Elargissement des conditions de recours au contrat de professionnalisation
Actuellement, seules les personnes âgées de 16 à 25 ans révolus, les demandeurs d’emploi âgés de 26 ans et plus et les publics dits "nouvelle chance" (demandeurs d’emploi inscrits depuis plus d’un an sur la liste des demandeurs d’emploi et bénéficiaires de minima sociaux) peuvent recourir à un contrat de professionnalisation.
Dans le prolongement des annonces gouvernementales, les partenaires sociaux souhaitent élargir le recours au contrat de professionnalisation en supprimant ces conditions d’éligibilité pour le repositionner comme un outil de reconversion et de mobilité professionnelle.
Amélioration des informations relatives aux outils d’accompagnement des salariés
Le passeport d’orientation, de formation et de compétences permet à chaque titulaire d’un compte personnel de formation de réunir dans un espace sécurisé les informations relatives aux formations et aux qualifications suivies dans le cadre de la formation initiale ou continue ainsi que les acquis de l’expérience professionnelle. Les partenaires sociaux préconisent le développement de fonctionnalités pour enrichir son contenu et l’accès à l’employeur des informations contenues dans ledit passeport, avec l’accord du salarié pour définir au mieux le plan de développement de compétences et conduire efficacement les entretiens professionnels.
Ils envisagent également de soumettre les opérateurs du CEP à une réglementation identique au sein d’un cahier des charges à définir ; à l’instar des obligations incombant aux prestataires de bilan de compétences et d’augmenter les cas de recours au CEP :
- En amont du parcours d’évolution professionnelle à l’initiative du salarié
- Dans le cadre des parcours d’évolutions professionnelles coconstruits conduisant à une mobilité externe afin d’accompagner les salariés issus des TPE/PME dans la construction de leurs parcours individualisés avec les salariés
- Dans le cadre des entretiens professionnels renforcés tout au long de la carrière des actifs
Mesures en faveur du financement de la formation
Les organisations patronales conviennent de codifier dans le Code du travail le dispositif des clauses de dédit-formation.
Pour rappel, cette clause prévoit le financement de la formation du salarié en contrepartie de son engagement à rester dans l’entreprise pour une certaine durée. A défaut, le salarié sera dans l’obligation de rembourser tout ou partie des coûts de formation.
Il serait également prévu de pouvoir amortir comptablement les dépenses de formation professionnelle engagées par les entreprises au‐delà de l’obligation légale, notamment via la clause de dédit-formation pour financer des formations certifiantes.

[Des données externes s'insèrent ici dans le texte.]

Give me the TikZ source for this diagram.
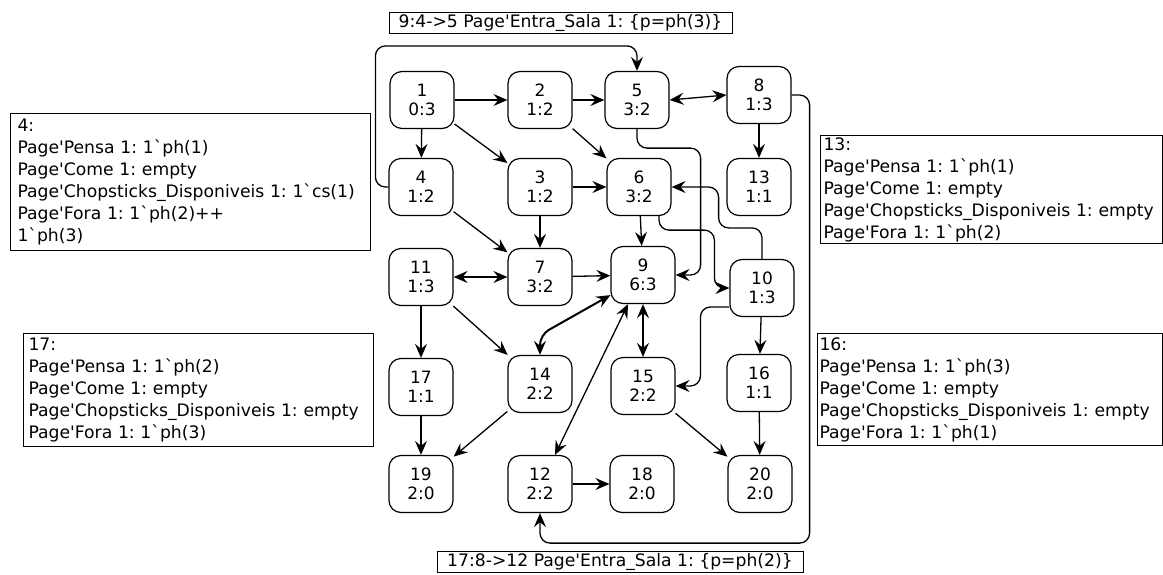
\documentclass[tikz,border=0pt]{standalone}
\usepackage{fontspec}
\setmainfont{DejaVu Sans}[Ligatures=TeXOff]
\usetikzlibrary{arrows.meta,calc}
\newcommand{\bq}{\symbol{96}}
\frenchspacing
\begin{document}
\begin{tikzpicture}[x=1pt,y=-1pt,
  st/.style={draw, line width=1.2pt, rounded corners=12pt, minimum width=64pt, minimum height=57pt, inner sep=0pt, align=center, font=\fontsize{17}{19}\selectfont},
  info/.style={draw, line width=1pt, anchor=north west, align=left, inner ysep=2pt, font=\fontsize{17.2}{22}\selectfont},
  lab/.style={draw, line width=1pt, inner sep=0pt, font=\fontsize{17.2}{20}\selectfont},
  conn/.style={line width=1.3pt, rounded corners=10pt},
  arr/.style={conn, -{Stealth[length=14pt,width=12pt,inset=5pt]}},
  dbl/.style={conn, {Stealth[length=14pt,width=12pt,inset=5pt]}-{Stealth[length=14pt,width=12pt,inset=5pt]}}]
\useasboundingbox (0,0) rectangle (1163,574);

% state nodes
\node[st] (n1)  at (422,100) {1\\0:3};
\node[st] (n2)  at (540,100) {2\\1:2};
\node[st] (n5)  at (637,100) {5\\3:2};
\node[st] (n8)  at (759,95)  {8\\1:3};
\node[st] (n4)  at (421,187) {4\\1:2};
\node[st] (n3)  at (540,187) {3\\1:2};
\node[st] (n6)  at (639,187) {6\\3:2};
\node[st] (n13) at (759,187) {13\\1:1};
\node[st] (n11) at (421,277) {11\\1:3};
\node[st] (n7)  at (540,277) {7\\3:2};
\node[st] (n9)  at (643,275) {9\\6:3};
\node[st] (n10) at (762,288) {10\\1:3};
\node[st] (n17) at (421,387) {17\\1:1};
\node[st] (n14) at (540,384) {14\\2:2};
\node[st] (n15) at (643,386) {15\\2:2};
\node[st] (n16) at (759,383) {16\\1:1};
\node[st] (n19) at (421,484) {19\\2:0};
\node[st] (n12) at (540,484) {12\\2:2};
\node[st] (n18) at (642,484) {18\\2:0};
\node[st] (n20) at (760,484) {20\\2:0};

% info boxes
\node[info, text width=346pt, inner xsep=7pt, minimum height=137pt] (b4) at (10,113)
 {4:\\Page'Pensa 1: 1\bq ph(1)\\Page'Come 1: empty\\Page'Chopsticks\_Disponiveis 1: 1\bq cs(1)\\Page'Fora 1: 1\bq ph(2)++\\1\bq ph(3)};
\node[info, text width=336pt, inner xsep=3pt, minimum height=88pt] (b13) at (820,135)
 {13:\\Page'Pensa 1: 1\bq ph(1)\\Page'Come 1: empty\\Page'Chopsticks\_Disponiveis 1: empty\\Page'Fora 1: 1\bq ph(2)};
\node[info, text width=340pt, inner xsep=5pt, minimum height=113pt] (b17) at (23,333)
 {17:\\Page'Pensa 1: 1\bq ph(2)\\Page'Come 1: empty\\Page'Chopsticks\_Disponiveis 1: empty\\Page'Fora 1: 1\bq ph(3)};
\node[info, text width=341pt, inner xsep=2pt, minimum height=112pt] (b16) at (817,333)
 {16:\\Page'Pensa 1: 1\bq ph(3)\\Page'Come 1: empty\\Page'Chopsticks\_Disponiveis 1: empty\\Page'Fora 1: 1\bq ph(1)};

% transition labels
\node[lab, minimum width=343pt, minimum height=21pt] (t9) at (560.5,22.5) {9:4->5 Page'Entra\_Sala 1: \{p=ph(3)\}};
\node[lab, minimum width=366pt, minimum height=21pt] (t17) at (620,562) {17:8->12 Page'Entra\_Sala 1: \{p=ph(2)\}};

% connectors
\draw[arr] (n1) -- (n2);
\draw[arr] (n2) -- (n5);
\draw[dbl] (n5.east) -- (n8.west);
\draw[arr] (n1) -- (n4);
\draw[arr] (n1) -- (n3);
\draw[arr] (n2) -- (n6);
\draw[arr] (n8) -- (n13);
\draw[arr] (n4.west) -- ++(-13,0) |- ($(n5.north)+(0,-25)$) -- (n5.north);
\draw[arr] (n3) -- (n6);
\draw[arr] (n3) -- (n7);
\draw[arr] (n4) -- (n7);
\draw[arr] (n6) -- (n9);
\draw[arr] (n5.south) -- ++(0,19) -| ($(n9.east)+(25,0)$) -- (n9.east);
\draw[arr] ($(n6.south)+(20,0)$) -- ++(0,14) -| ($(n10.west)+(-15,0)$) -- (n10.west);
\draw[arr] (n10.north) -- ++(0,-31) -| ($(n6.east)+(47,0)$) -- (n6.east);
\draw[arr] (n7) -- (n9);
\draw[dbl] (n11) -- (n7);
\draw[arr] (n11) -- (n17);
\draw[arr] (n11) -- (n14);
\draw[dbl, line width=2pt] (n14.north) -- ++(0,-20) -- ($(n9.south west)+(0,-9)$);
\draw[dbl] ($(n12.north)+(15,0)$) -- ($(n9.south)+(-15,0)$);
\draw[dbl] (n9) -- (n15);
\draw[arr] ($(n10.west)+(0,19)$) -- ++(-29,0) |- (n15.east);
\draw[arr] (n10) -- (n16);
\draw[arr] (n8.east) -- ++(18,0) |- ($(n12.south)+(0,30)$) -- (n12.south);
\draw[arr] (n17) -- (n19);
\draw[arr] (n14) -- (n19);
\draw[arr] (n15) -- (n20);
\draw[arr] (n16) -- (n20);
\draw[arr] (n12) -- (n18);
\end{tikzpicture}
\end{document}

Remplacement du PTP et de la démission-reconversion par le PEP
Un nouveau parcours d’évolution professionnelle (PEP) serait mis en place en remplacement de l’actuel projet de transition professionnelle (PTP) et de la démission‐reconversion, dispositif prévu pour le suivi d’une formation ou un projet de création ou de reprise d’entreprise.
Ce parcours peut être à l’initiative du salarié ou coconstruit avec son employeur, pour des mobilités internes ou externes.
Un parcours d’évolution professionnelle coconstruit entre l’entreprise et le salarié pour les mobilités professionnelles internes et externes serait également mis en place afin de couvrir l’ensemble des situations de mobilités via deux dispositifs uniques, en remplacement de la Promotion par Alternance (Pro‐A), des Transitions collectives (TransCo) et du congé de mobilité. Il s’agirait :
- Du PEP coconstruit
- Du contrat de professionnalisation révisé et la réaffectation des moyens actuellement dédiés aux transitions et reconversions professionnelles à ces deux dispositifs
Enregistrement de droit des certifications de branche
A l’instar des certifications délivrées par l’Etat, les organisations patronales sollicitent l’ouverture de la procédure d’enregistrement de droit au répertoire national des certifications professionnelles (RNCP) des certifications de branche lorsque cela est justifié par une décision de commission paritaire nationale de l’emploi (CPNE).
Enfin, le projet d’accord prévoit des mesures permettant de renforcer le pilotage stratégique et opérationnel des différentes institutions et la réallocation des financements vers les nouveaux dispositifs.